The first priority will be to create a UK internal market to replace the EU single market we’ve just left, and that will need regulatory coherence across the whole of the UK. Trading standards have to be harmonised so that Scottish goods can be sold in England. Scotland will not have powers to set up its own arrangements, still less negotiate trade treaties with other countries. Just as the rules of the European single market were set by Brussels and the European Court of Justice, so the rules for UK single market will be set by Number 10 and the UK Supreme Court.

The Scottish Parliament will not get control of the £500 million or so in EU subsidies that comes to Scotland under farm support payments, except in the short term.
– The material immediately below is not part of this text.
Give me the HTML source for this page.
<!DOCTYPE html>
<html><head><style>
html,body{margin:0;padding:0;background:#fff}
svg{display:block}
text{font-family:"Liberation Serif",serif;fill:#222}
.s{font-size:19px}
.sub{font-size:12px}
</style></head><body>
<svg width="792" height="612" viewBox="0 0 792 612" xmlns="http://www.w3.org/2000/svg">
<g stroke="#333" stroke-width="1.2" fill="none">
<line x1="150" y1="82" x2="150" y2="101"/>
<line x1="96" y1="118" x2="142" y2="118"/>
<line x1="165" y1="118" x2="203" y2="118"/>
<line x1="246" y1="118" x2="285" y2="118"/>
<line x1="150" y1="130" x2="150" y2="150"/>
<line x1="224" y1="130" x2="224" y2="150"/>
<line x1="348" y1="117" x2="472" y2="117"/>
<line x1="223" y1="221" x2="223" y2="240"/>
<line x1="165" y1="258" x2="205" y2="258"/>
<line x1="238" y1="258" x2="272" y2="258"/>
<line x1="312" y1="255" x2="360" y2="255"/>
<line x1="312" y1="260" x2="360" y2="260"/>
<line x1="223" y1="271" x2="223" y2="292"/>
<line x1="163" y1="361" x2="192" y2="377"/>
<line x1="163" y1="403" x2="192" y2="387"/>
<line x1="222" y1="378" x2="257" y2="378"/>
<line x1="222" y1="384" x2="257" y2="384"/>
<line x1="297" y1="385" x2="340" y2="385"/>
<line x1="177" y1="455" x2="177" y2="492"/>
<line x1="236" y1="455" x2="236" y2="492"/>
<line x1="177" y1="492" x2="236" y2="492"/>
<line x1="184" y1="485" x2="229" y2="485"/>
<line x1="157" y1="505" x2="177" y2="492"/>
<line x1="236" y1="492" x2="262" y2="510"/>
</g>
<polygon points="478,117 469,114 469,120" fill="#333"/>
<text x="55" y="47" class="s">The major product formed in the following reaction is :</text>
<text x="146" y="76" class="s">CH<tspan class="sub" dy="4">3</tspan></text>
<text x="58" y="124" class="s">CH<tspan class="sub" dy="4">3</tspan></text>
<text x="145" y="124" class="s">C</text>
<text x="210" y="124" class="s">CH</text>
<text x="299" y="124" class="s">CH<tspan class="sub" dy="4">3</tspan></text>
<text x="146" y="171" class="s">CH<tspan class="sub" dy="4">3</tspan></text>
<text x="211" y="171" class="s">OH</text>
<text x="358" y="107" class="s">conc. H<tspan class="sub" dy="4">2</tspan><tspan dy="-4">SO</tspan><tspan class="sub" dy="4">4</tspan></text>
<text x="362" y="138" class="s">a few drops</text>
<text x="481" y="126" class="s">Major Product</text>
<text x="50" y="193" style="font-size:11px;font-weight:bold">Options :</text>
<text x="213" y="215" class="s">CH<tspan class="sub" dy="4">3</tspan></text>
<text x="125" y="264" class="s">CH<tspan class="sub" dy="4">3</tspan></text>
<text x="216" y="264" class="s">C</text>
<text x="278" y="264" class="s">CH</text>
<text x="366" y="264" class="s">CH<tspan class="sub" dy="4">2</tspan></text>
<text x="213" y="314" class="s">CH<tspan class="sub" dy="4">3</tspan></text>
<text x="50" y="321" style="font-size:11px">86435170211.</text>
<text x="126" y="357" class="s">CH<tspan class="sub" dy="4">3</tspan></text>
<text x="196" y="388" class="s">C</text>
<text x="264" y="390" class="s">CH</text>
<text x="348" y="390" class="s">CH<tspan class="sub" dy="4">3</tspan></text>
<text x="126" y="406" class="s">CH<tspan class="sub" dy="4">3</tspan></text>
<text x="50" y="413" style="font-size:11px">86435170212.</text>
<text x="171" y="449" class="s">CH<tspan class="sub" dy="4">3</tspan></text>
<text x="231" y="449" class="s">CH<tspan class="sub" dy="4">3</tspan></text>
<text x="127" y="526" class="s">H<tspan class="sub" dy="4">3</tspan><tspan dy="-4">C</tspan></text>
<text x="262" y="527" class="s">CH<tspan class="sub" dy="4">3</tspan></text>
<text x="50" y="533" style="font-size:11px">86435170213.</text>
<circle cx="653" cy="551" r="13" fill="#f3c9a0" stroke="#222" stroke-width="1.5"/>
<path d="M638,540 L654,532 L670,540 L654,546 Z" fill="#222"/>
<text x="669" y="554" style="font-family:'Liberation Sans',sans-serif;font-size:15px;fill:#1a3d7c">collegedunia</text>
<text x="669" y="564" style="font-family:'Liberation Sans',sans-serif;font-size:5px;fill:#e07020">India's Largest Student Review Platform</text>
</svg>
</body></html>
Theresa May may grant some new powers to Holyrood over environmental matters, or workers' rights, but the cash will inevitably be controlled by Westminster and any new powers will only come, not as of right, but at the discretion of the UK Government. The United Kingdom intends to supplant the European Union as the fount of legitimacy for acts of the Scottish Parliament. The days when Holyrood served two masters, one in Westminster, the other in Brussels, are over.
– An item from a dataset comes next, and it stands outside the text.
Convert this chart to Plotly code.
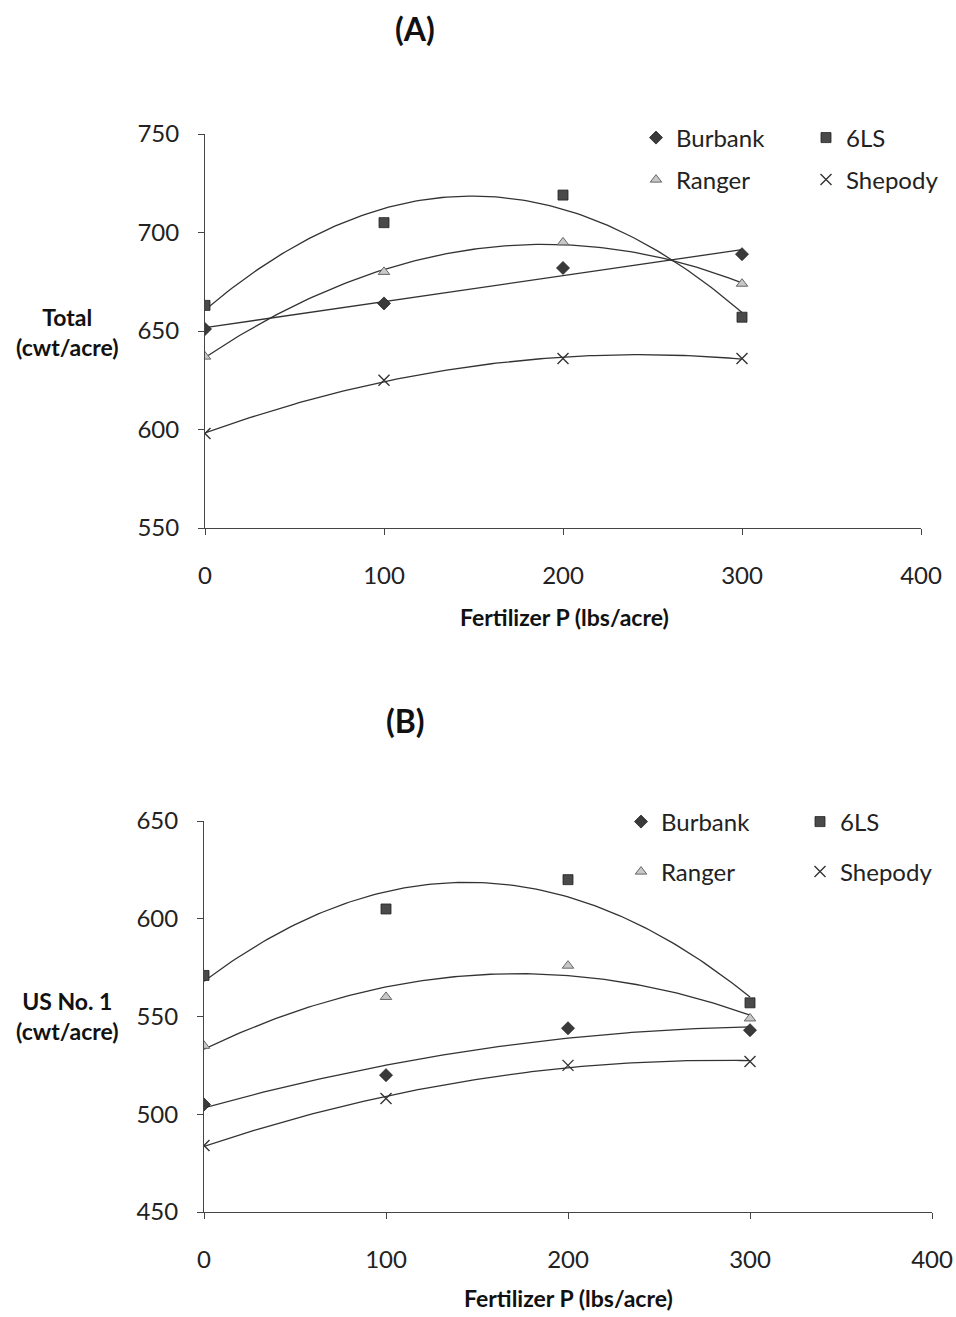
import numpy as np
import plotly.graph_objects as go

W, H = 956, 1317

# ---------------- data ----------------
fert_p = [0, 100, 200, 300]
varieties = ["Burbank", "6LS", "Ranger", "Shepody"]

total_burbank = [651, 664, 682, 689]
total_6ls = [663, 705, 719, 657]
total_ranger = [637, 680, 695, 674]
total_shepody = [598, 625, 636, 636]

us1_burbank = [505, 520, 544, 543]
us1_6ls = [571, 605, 620, 557]
us1_ranger = [535, 560, 576, 549]
us1_shepody = [484, 508, 525, 527]

x_ticks = [0, 100, 200, 300, 400]
total_ticks = [550, 600, 650, 700, 750]
us1_ticks = [450, 500, 550, 600, 650]

# trendline order per panel (Excel-style trendlines)
total_trend_deg = [1, 2, 2, 2]
us1_trend_deg = [2, 2, 2, 2]

FONT = "Lato, 'Open Sans', sans-serif"
INK = "#222222"
LINE = "#333333"

markers = {
    "Burbank": dict(symbol="diamond", size=10, color="#3a3a3a", line=dict(color="#222", width=0.8)),
    "6LS": dict(symbol="square", size=10, color="#4a4a4a", line=dict(color="#222", width=0.8)),
    "Ranger": dict(symbol="triangle-up", size=10, color="#c8c8c8", line=dict(color="#666", width=1)),
    "Shepody": dict(symbol="x-thin", size=11, color="#333333", line=dict(color="#333333", width=1.4)),
}


def px_x(p):
    return p / W


def px_y(p):
    return 1 - p / H


fig = go.Figure()

panels = [
    dict(xa="x", ya="y", series=[total_burbank, total_6ls, total_ranger, total_shepody],
         deg=total_trend_deg),
    dict(xa="x2", ya="y2", series=[us1_burbank, us1_6ls, us1_ranger, us1_shepody],
         deg=us1_trend_deg),
]
# legends: row1 -> Burbank, 6LS ; row2 -> Ranger, Shepody
row_legend = {0: ["legend", "legend2"], 1: ["legend3", "legend4"]}

xs_fine = np.linspace(0, 300, 121)
for pi, pan in enumerate(panels):
    for vi, (name, ys) in enumerate(zip(varieties, pan["series"])):
        coef = np.polyfit(fert_p, ys, pan["deg"][vi])
        fig.add_trace(go.Scatter(
            x=xs_fine, y=np.polyval(coef, xs_fine), mode="lines",
            line=dict(color=LINE, width=1.3), showlegend=False, hoverinfo="skip",
            xaxis=pan["xa"], yaxis=pan["ya"]))
    for vi, (name, ys) in enumerate(zip(varieties, pan["series"])):
        leg = row_legend[pi][0] if name in ("Burbank", "6LS") else row_legend[pi][1]
        fig.add_trace(go.Scatter(
            x=fert_p, y=ys, mode="markers", name=name, marker=markers[name],
            legend=leg, xaxis=pan["xa"], yaxis=pan["ya"]))

axis_common = dict(
    showline=True, linecolor="#444", linewidth=1, ticks="outside", ticklen=6,
    tickcolor="#444", tickwidth=1, showgrid=False, zeroline=False,
    tickfont=dict(family=FONT, size=24, color=INK),
)

fig.update_layout(
    width=W, height=H, margin=dict(l=0, r=0, t=0, b=0, autoexpand=False),
    paper_bgcolor="white", plot_bgcolor="white",
    font=dict(family=FONT, color=INK),
    xaxis=dict(domain=[px_x(205), px_x(921)], range=[0, 400], tickvals=x_ticks,
               anchor="y", ticklabelstandoff=20, **axis_common),
    yaxis=dict(domain=[px_y(528), px_y(134)], range=[550, 750], tickvals=total_ticks,
               anchor="x", ticklabelstandoff=14, **axis_common),
    xaxis2=dict(domain=[px_x(204), px_x(932)], range=[0, 400], tickvals=x_ticks,
                anchor="y2", ticklabelstandoff=20, **axis_common),
    yaxis2=dict(domain=[px_y(1212), px_y(821)], range=[450, 650], tickvals=us1_ticks,
                anchor="x2", ticklabelstandoff=14, **axis_common),
    showlegend=True,
)

leg_common = dict(orientation="h", entrywidthmode="pixels",
                  bgcolor="rgba(0,0,0,0)", font=dict(family=FONT, size=24, color=INK),
                  xanchor="left", yanchor="middle", itemwidth=30)
fig.update_layout(
    legend=dict(x=px_x(636), y=px_y(138), entrywidth=125, **leg_common),
    legend2=dict(x=px_x(636), y=px_y(180), entrywidth=125, **leg_common),
    legend3=dict(x=px_x(621), y=px_y(822), entrywidth=134, **leg_common),
    legend4=dict(x=px_x(621), y=px_y(872), entrywidth=134, **leg_common),
)

annots = [
    dict(text="<b>(A)</b>", x=px_x(415), y=px_y(28), size=32),
    dict(text="<b>(B)</b>", x=px_x(405), y=px_y(720), size=32),
    dict(text="<b>Total<br>(cwt/acre)</b>", x=px_x(67), y=px_y(332), size=23),
    dict(text="<b>US No. 1<br>(cwt/acre)</b>", x=px_x(67), y=px_y(1016), size=23),
    dict(text="<b>Fertilizer P (lbs/acre)</b>", x=px_x(564), y=px_y(617), size=23),
    dict(text="<b>Fertilizer P (lbs/acre)</b>", x=px_x(568), y=px_y(1298), size=23),
]
for a in annots:
    fig.add_annotation(text=a["text"], x=a["x"], y=a["y"], xref="paper", yref="paper",
                       showarrow=False, xanchor="center", yanchor="middle",
                       font=dict(family=FONT, size=a["size"], color="#111"))

# remove the default 8px page margin so the figure fills the window exactly
fig.write_html("out.html", config={"displayModeBar": False},
               post_script="document.body.style.margin='0';document.body.style.overflow='hidden';")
Relations between Scotland and the rest of the UK will change radically now that the EU is out of the picture. Last week, Nicola Sturgeon, knees up on her sofa, politely requested that the Scottish Parliament's call for a referendum under Section 30 should be respected. Answer was there none. The UK intends to treat the Scottish Government with all the grace and flexibility it has shown so far in Brussels talks. The Welsh Government is furious, and so is Northern Ireland even though the Government there has collapsed. Britain is crashing out of Europe and into a diplomatic and trading limbo with the devolved governments in a state of open revolt. As Donald Tusk said: “There is no reason to punish Britain. Brexit is punishment enough.”